[anti-rclick]April 16, 2011

中文版: 鋼琴練習變化多

Sometimes I find students have too rigid an idea on practice. What does practice equal to? Playing the songs many times?

Practice is more than playing through a piece with our hands.


Practice can be listening.

Listen to recordings of a new learnt song. Read the score when listening to the music. Compare the difference between a recording you consider good and the other bad. What has the pianist done to make the piece/phrase sound better? This is part of your practice.


Practice can be clapping.

Clap that rhythm of a tricky phrase. Get the triplets right. Clap the triplet on the right lap and the two eighths on the left lap. And how about beating the rhythm with your feet on the ground?

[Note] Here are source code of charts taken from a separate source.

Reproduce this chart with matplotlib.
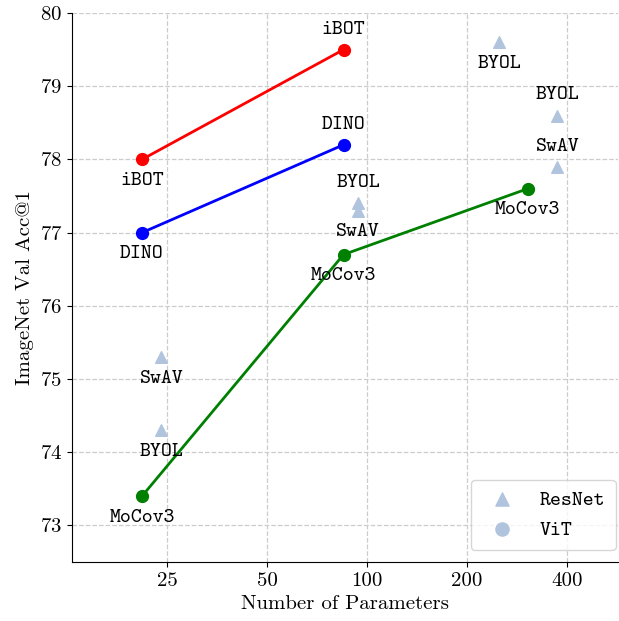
import matplotlib
matplotlib.use("Agg")
import matplotlib.pyplot as plt
from matplotlib.ticker import FixedLocator, FixedFormatter, NullLocator

plt.rcParams['font.family'] = ['cmr10', 'DejaVu Serif']
plt.rcParams['axes.formatter.use_mathtext'] = True
mono = ['cmtt10', 'DejaVu Sans Mono']

# ViT results (params in M, acc)
vit_params = [21, 85]
ibot_acc = [78.0, 79.5]
dino_acc = [77.0, 78.2]
mocov3_params = [21, 85, 305]
mocov3_acc = [73.4, 76.7, 77.6]

# ResNet results
res_params = [24, 24, 94, 94, 250, 375, 375]
res_acc = [75.3, 74.3, 77.4, 77.3, 79.6, 78.6, 77.9]
res_names = ["SwAV", "BYOL", "BYOL", "SwAV", "BYOL", "BYOL", "SwAV"]
res_above = [False, False, True, False, False, True, True]

xticks = [25, 50, 100, 200, 400]

fig = plt.figure(figsize=(6.19, 6.21), dpi=100)
ax = fig.add_axes([0.116, 0.095, 0.882, 0.884])

ax.set_xscale('log', base=2)
ax.grid(True, linestyle='--', color='#cccccc', linewidth=0.9)
ax.set_axisbelow(True)

ax.plot(vit_params, ibot_acc, '-o', color='red', markersize=8.5, linewidth=2)
ax.plot(vit_params, dino_acc, '-o', color='blue', markersize=8.5, linewidth=2)
ax.plot(mocov3_params, mocov3_acc, '-o', color='green', markersize=8.5, linewidth=2)
ax.scatter(res_params, res_acc, marker='^', color='lightsteelblue', s=70, zorder=3)

def label(x, y, txt, above):
    off = 8 if above else -9
    ax.annotate(txt, (x, y), xytext=(0, off), textcoords='offset points',
                ha='center', va='bottom' if above else 'top',
                family=mono, fontsize=15)

label(vit_params[0], ibot_acc[0], "iBOT", False)
label(vit_params[1], ibot_acc[1], "iBOT", True)
label(vit_params[0], dino_acc[0], "DINO", False)
label(vit_params[1], dino_acc[1], "DINO", True)
for p, a in zip(mocov3_params, mocov3_acc):
    label(p, a, "MoCov3", False)
for p, a, n, up in zip(res_params, res_acc, res_names, res_above):
    label(p, a, n, up)

ax.set_xlim(12.9, 570)
ax.set_ylim(72.5, 80)
ax.xaxis.set_major_locator(FixedLocator(xticks))
ax.xaxis.set_major_formatter(FixedFormatter([str(t) for t in xticks]))
ax.xaxis.set_minor_locator(NullLocator())
ax.set_yticks(range(73, 81))
ax.tick_params(labelsize=15)

ax.spines['top'].set_visible(False)
ax.spines['right'].set_visible(False)

ax.set_xlabel("Number of Parameters", fontsize=15)
ax.set_ylabel("ImageNet Val Acc@1", fontsize=15)

h1 = ax.scatter([], [], marker='^', color='lightsteelblue', s=90)
h2 = ax.scatter([], [], marker='o', color='lightsteelblue', s=90)
ax.legend([h1, h2], ["ResNet", "ViT"], loc='lower right', prop={'family': mono, 'size': 15},
          bbox_to_anchor=(0.996, 0.022), borderaxespad=0,
          borderpad=0.5, handletextpad=0.8)

fig.savefig("out.png", dpi=100)
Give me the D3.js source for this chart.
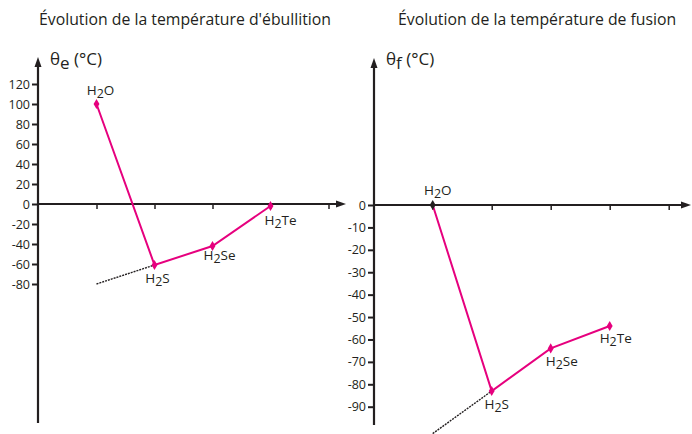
<!DOCTYPE html>
<html><head><meta charset="utf-8">
<script src="https://cdn.jsdelivr.net/npm/d3@7"></script>
<style>body{margin:0;background:#fff}svg{display:block}text{font-family:"Open Sans",sans-serif;fill:#231f20}</style>
</head><body>
<script>
const compounds = ["H2O","H2S","H2Se","H2Te"];
const ebullition = [100, -61, -42, -2];
const fusion = [0, -83, -64, -54];
const extrapE = [-80, -61];   // dotted extrapolation H2O -> H2S
const extrapF = [-102, -83];
const ticksE = [120,100,80,60,40,20,0,-20,-40,-60,-80];
const ticksF = [0,-10,-20,-30,-40,-50,-60,-70,-80,-90];
const xTicks = [0,1,2,3,4];
const titles = ["Évolution de la température d'ébullition","Évolution de la température de fusion"];
const axisSub = ["e","f"];

const W=692,H=434, pink="#e6007e", ink="#231f20";
const svg=d3.select("body").append("svg").attr("width",W).attr("height",H);

const panels=[
 {title:titles[0],tx:39,sub:axisSub[0],vals:ebullition,ext:extrapE,ticks:ticksE,
  x:d3.scaleLinear().domain([0,4]).range([96.5,328.5]),
  y:d3.scaleLinear().domain([0,100]).range([204,104]),
  ax:38, axTop:57, axBot:423, xEnd:346, h2oDark:false,
  lab:[[4,-9],[3,18],[7,14],[10,19]]},
 {title:titles[1],tx:398,sub:axisSub[1],vals:fusion,ext:extrapF,ticks:ticksF,
  x:d3.scaleLinear().domain([0,4]).range([432.7,668.7]),
  y:d3.scaleLinear().domain([0,-90]).range([205,406.7]),
  ax:374, axTop:58, axBot:425, xEnd:691, h2oDark:true,
  lab:[[5,-10],[5,18],[11,18],[6,17]]}
];

function chem(sel,name){
  const m=name.match(/^H2(.*)$/);
  sel.append("tspan").text("H");
  sel.append("tspan").attr("dy",3).attr("font-size","0.92em").text("2");
  sel.append("tspan").attr("dy",-3).text(m[1]);
}

panels.forEach(p=>{
  const g=svg.append("g");
  g.append("text").attr("x",p.tx).attr("y",25).attr("font-size",15.8).text(p.title);
  // axis label
  const t=g.append("text").attr("x",p.ax+12).attr("y",65).attr("font-size",17);
  t.append("tspan").text("θ");
  t.append("tspan").attr("dy",4).text(p.sub);
  t.append("tspan").attr("dy",-4).text(" (°C)");
  // y axis
  const ya=g.append("g").attr("transform",`translate(${p.ax},0)`)
    .call(d3.axisLeft(p.y).tickValues(p.ticks).tickSize(6).tickPadding(2).tickFormat(d=>String(d)));
  ya.select(".domain").remove();
  ya.selectAll(".tick line").attr("stroke",ink).attr("stroke-width",2);
  ya.selectAll(".tick text").attr("font-size",12.5).attr("fill",ink).style("font-family","Open Sans");
  g.append("line").attr("x1",p.ax).attr("x2",p.ax).attr("y1",p.axTop+8).attr("y2",p.axBot).attr("stroke",ink).attr("stroke-width",2.2);
  g.append("path").attr("d",`M${p.ax},${p.axTop} L${p.ax-3.5},${p.axTop+10} L${p.ax+3.5},${p.axTop+10}Z`).attr("fill",ink);
  // x axis
  const y0=p.y(0);
  const xa=g.append("g").attr("transform",`translate(0,${y0})`)
    .call(d3.axisBottom(p.x).tickValues(xTicks).tickSize(5).tickFormat(""));
  xa.select(".domain").remove();
  xa.selectAll(".tick line").attr("stroke",ink).attr("stroke-width",1.5);
  g.append("line").attr("x1",p.ax).attr("x2",p.xEnd-8).attr("y1",y0).attr("y2",y0).attr("stroke",ink).attr("stroke-width",2.2);
  g.append("path").attr("d",`M${p.xEnd},${y0} L${p.xEnd-10},${y0-3.5} L${p.xEnd-10},${y0+3.5}Z`).attr("fill",ink);
  // extrapolation
  g.append("path").datum(p.ext).attr("fill","none").attr("stroke",ink).attr("stroke-width",1.4)
    .attr("stroke-dasharray","2,1")
    .attr("d",d3.line().x((d,i)=>p.x(i)).y(d=>p.y(d)));
  // series
  g.append("path").datum(p.vals).attr("fill","none").attr("stroke",pink).attr("stroke-width",2)
    .attr("d",d3.line().x((d,i)=>p.x(i)).y(d=>p.y(d)));
  g.selectAll(".pt").data(p.vals).enter().append("path")
    .attr("d",d3.symbol(d3.symbolDiamond,30)())
    .attr("transform",(d,i)=>`translate(${p.x(i)},${p.y(d)})`)
    .attr("fill",(d,i)=>(i===0&&p.h2oDark)?ink:pink);
  g.selectAll(".lab").data(p.vals).enter().append("text")
    .attr("x",(d,i)=>p.x(i)+p.lab[i][0]).attr("y",(d,i)=>p.y(d)+p.lab[i][1])
    .attr("text-anchor","middle").attr("font-size",13.5)
    .each(function(d,i){chem(d3.select(this),compounds[i]);});
});
</script>
</body></html>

Once you get the rhythm, it will be as unforgettable as riding a bike.


Practice can be singing.

Sing that melody. Sing “la” or solfège. Or even the fingering (numbers). Sing the right hand melody while play the left hand accompaniment. Difficult right? But fun!


Practice can be moving.

Fix that technique. Be specific. The forearm rotation for the arpeggios. Or the trills. Or the Alberti bass. How about that scale-like passage? The transfer of weight? The lifting hand at every phrase? Practice one technique at a time. Drill it with much focus and precision.

And hey, you can improve your technique without playing any note, even away from the piano! In fact, getting the movement right goes before using it in your playing. You can practice it on the bus, on a table. Feel that weight transfer from one finger to another on a flat surface.


Practice can be reading.

Read the score of the piece you are working on, away from the piano. Can you hear the music in your head?

Read about the story behind that piece. Get to know more about the piece, the composer, the period etc. That also helps you to play better.


There are many possibilities in practice. So, be creative, and you will never get bored with your practice.


Remember though, practice is different from playing. But without practice, there is no playing.